The seemingly endless regulatory process surrounding Invenergy’s proposal for a $1-billion state-of-the-art power plant in Burrillville ground on last week, as the Energy Facility Siting Board heard arguments about whether New England has any need for a new power plant.

Opponents, once again, used what seem to be half-truths to try to block the project.

The proposed Clear River Energy Center would provide the region power more efficiently with less pollution than existing plants. It would produce needed energy to replace that currently generated by older plants that are going offline.

Opponents last week cited projections by Independent Systems Operator New England, which manages the region’s energy system, that demand for electricity is expected to essentially remain flat over the next few years.

That’s fine, but it does not begin to make the case that there is no need for new plants. The region has to plan for what it will do over the next several decades, not just the next few years, to keep its people warm and its houses and businesses lit.

Opponents also say low prices in ISO-NE’s recent auctions of power capacity contracts are further evidence there is no need for new power plants.

Again, auctions are based on a short horizon.
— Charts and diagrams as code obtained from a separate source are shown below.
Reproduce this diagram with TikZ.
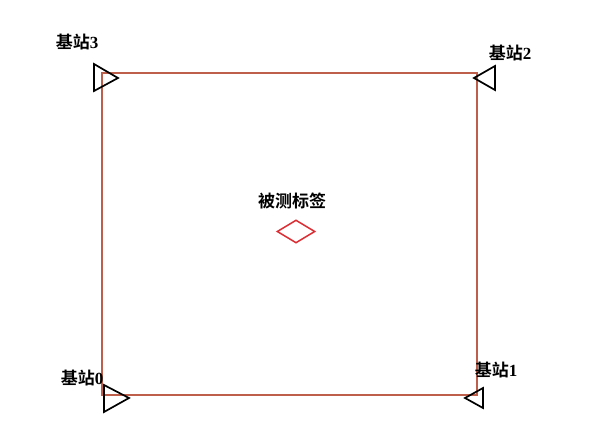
\documentclass[tikz,border=0pt]{standalone}
\usepackage{fontspec}
\setmainfont{Liberation Serif}
\newfontfamily\cjk{Noto Sans CJK SC}[BoldFont={Noto Sans CJK SC Bold}]
\usetikzlibrary{shapes.geometric}
\tikzset{
  lbl/.style={font=\fontsize{17}{20}\selectfont\bfseries, inner sep=0pt},
  station/.style={draw=black, line width=1.7pt, line join=miter},
  area/.style={draw={rgb,255:red,190;green,95;blue,75}, line width=1.4pt},
  tag/.style={draw={rgb,255:red,220;green,45;blue,50}, line width=1.5pt, diamond, aspect=1.65, minimum width=38pt, minimum height=23pt, inner sep=0pt},
}
\begin{document}
\begin{tikzpicture}[x=1pt,y=-1pt]
\useasboundingbox (0,0) rectangle (613,446);
\fill[white] (0,0) rectangle (613,446);
\draw[area] (102,73) rectangle (477,395);
% stations
\draw[station] (94,64) -- (94,91) -- (118,78) -- cycle;
\draw[station] (495,66) -- (495,90) -- (474,78) -- cycle;
\draw[station] (104,385) -- (104,412) -- (129,398) -- cycle;
\draw[station] (483,388) -- (483,408) -- (465,398) -- cycle;
\node[tag] (tag) at (296,231.5) {};
\node[lbl] (l3) at (77,42) {{\cjk 基站}3};
\node[lbl] (l2) at (510,53) {{\cjk 基站}2};
\node[lbl] (l0) at (82,378) {{\cjk 基站}0};
\node[lbl] (l1) at (496,370) {{\cjk 基站}1};
\node[lbl] (lt) at (292,201) {{\cjk 被测标签}};
\end{tikzpicture}
\end{document}
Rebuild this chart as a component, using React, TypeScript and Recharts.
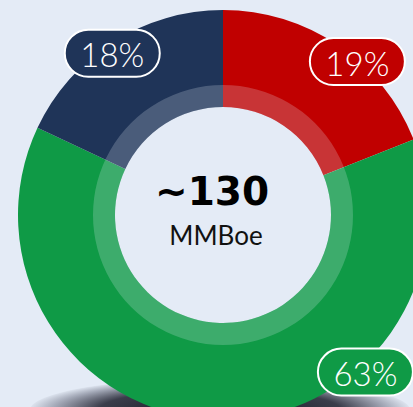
import { PieChart, Pie, Cell } from 'recharts';

const names = ['Red', 'Green', 'Blue'];
const shares = [19, 63, 18];
const colors = ['#c00000', '#0f9a46', '#1f3458'];
const totalLabel = '~130';
const unitLabel = 'MMBoe';

const data = names.map((name, i) => ({ name, value: shares[i] }));
const ring = [{ name: 'ring', value: 1 }];

// label nudges so the pills sit where the original puts them
const labelNudge: Record<string, { da: number; r: number }> = {
  Red: { da: -7, r: 204 },
  Green: { da: 44, r: 212 },
  Blue: { da: 2, r: 196 },
};

const RADIAN = Math.PI / 180;

function PillLabel(props: any) {
  const { cx, cy, midAngle, index, name } = props;
  const nudge = labelNudge[name] || { da: 0, r: 200 };
  const a = (midAngle + nudge.da) * RADIAN;
  const x = cx + nudge.r * Math.cos(-a);
  const y = cy + nudge.r * Math.sin(-a);
  const w = 95;
  const h = 47;
  return (
    <g>
      <rect
        x={x - w / 2}
        y={y - h / 2}
        width={w}
        height={h}
        rx={h / 2}
        fill={colors[index]}
        stroke="#fff"
        strokeWidth={2}
      />
      <text
        x={x}
        y={y + 1}
        textAnchor="middle"
        dominantBaseline="central"
        fill="#fff"
        style={{ fontFamily: 'Lato, sans-serif', fontWeight: 300, fontSize: 33 }}
      >
        {`${shares[index]}%`}
      </text>
    </g>
  );
}

export default function App() {
  const cx = 218;
  const cy = 210;
  return (
    <div
      style={{
        position: 'fixed',
        left: 0,
        top: 0,
        width: 413,
        height: 407,
        overflow: 'hidden',
        background: '#e4ebf6',
      }}
    >
      {/* soft shadow under the donut */}
      <div
        style={{
          position: 'absolute',
          left: 30,
          top: 378,
          width: 380,
          height: 64,
          borderRadius: '50%',
          background:
            'radial-gradient(ellipse at center, rgba(20,22,32,1) 0%, rgba(40,42,56,0.9) 45%, rgba(100,104,122,0.5) 62%, rgba(228,235,246,0) 72%)',
        }}
      />
      <div style={{ position: 'absolute', left: 0, top: 0 }}>
        <PieChart width={413} height={407}>
          <Pie
            data={data}
            dataKey="value"
            nameKey="name"
            cx={cx}
            cy={cy}
            innerRadius={108}
            outerRadius={205}
            startAngle={90}
            endAngle={-270}
            stroke="none"
            isAnimationActive={false}
            label={PillLabel}
            labelLine={false}
          >
            {data.map((d, i) => (
              <Cell key={d.name} fill={colors[i]} />
            ))}
          </Pie>
          <Pie
            data={ring}
            dataKey="value"
            cx={cx}
            cy={cy}
            innerRadius={108}
            outerRadius={130}
            startAngle={90}
            endAngle={-270}
            stroke="none"
            fill="#e4ebf6"
            fillOpacity={0.22}
            isAnimationActive={false}
          />
          <text
            x={cx - 6}
            y={205}
            textAnchor="middle"
            fill="#000"
            style={{ fontFamily: '"DejaVu Sans", sans-serif', fontWeight: 700, fontSize: 39 }}
          >
            {totalLabel}
          </text>
          <text
            x={cx - 2}
            y={245}
            textAnchor="middle"
            fill="#111"
            style={{ fontFamily: 'Lato, sans-serif', fontWeight: 400, fontSize: 26 }}
          >
            {unitLabel}
          </text>
        </PieChart>
      </div>
    </div>
  );
}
We have to worry about the long haul.

It would be lovely, to be sure, if no new plants ever had to be built and if renewable energy could meet all of our demands. But such magical thinking does not square with grim reality New England confronts. ISO-NE has consistently argued there is a need for new plants, lest we go dark.

It's right there on ISO-NE's website (https://bit.ly/2AFxbCg): “With aging non-gas-fired plants closing, New England will need new ways to meet peak demand and make up for natural gas infrastructure constraints."

More than 4,600 megawatts — equal to 16 percent of the region’s current generating capacity — is expected to shut down between 2013 and 2021. That power will have to be replaced by wind resources and new natural-gas-fired plants. Renewables alone cannot do the job, in part, because we have not yet mastered the technology to store their energy efficiently to use when the sun does not shine and the wind does not blow.

“Over 5,000 MW of additional oil and coal capacity are at risk for retirement in coming years, and uncertainty surrounds the future of 3,300 MW at the region’s remaining nuclear plants,” ISO-NE notes.

While Gordon van Welie, president and CEO of ISO-NE, strongly supports renewables, he notes that supplying power at night or on low-wind days or in bitterly cold weather will require fossil fuel plants for the foreseeable future.

To prevent suffering, grownups have to face reality.

If we truly care about the environment, we should use clean-burning natural gas in modern, highly efficient plants. That is our best chance of minimizing harmful pollution until renewables can take over.

Common sense also argues for a need. Think about it: Why would this company put $1 billion in private capital at risk if there was no market for the energy the plant would produce? Invenergy is still in the game, despite opponents’ delaying tactics, because it is certain the energy it creates will be purchased and its investors will be rewarded.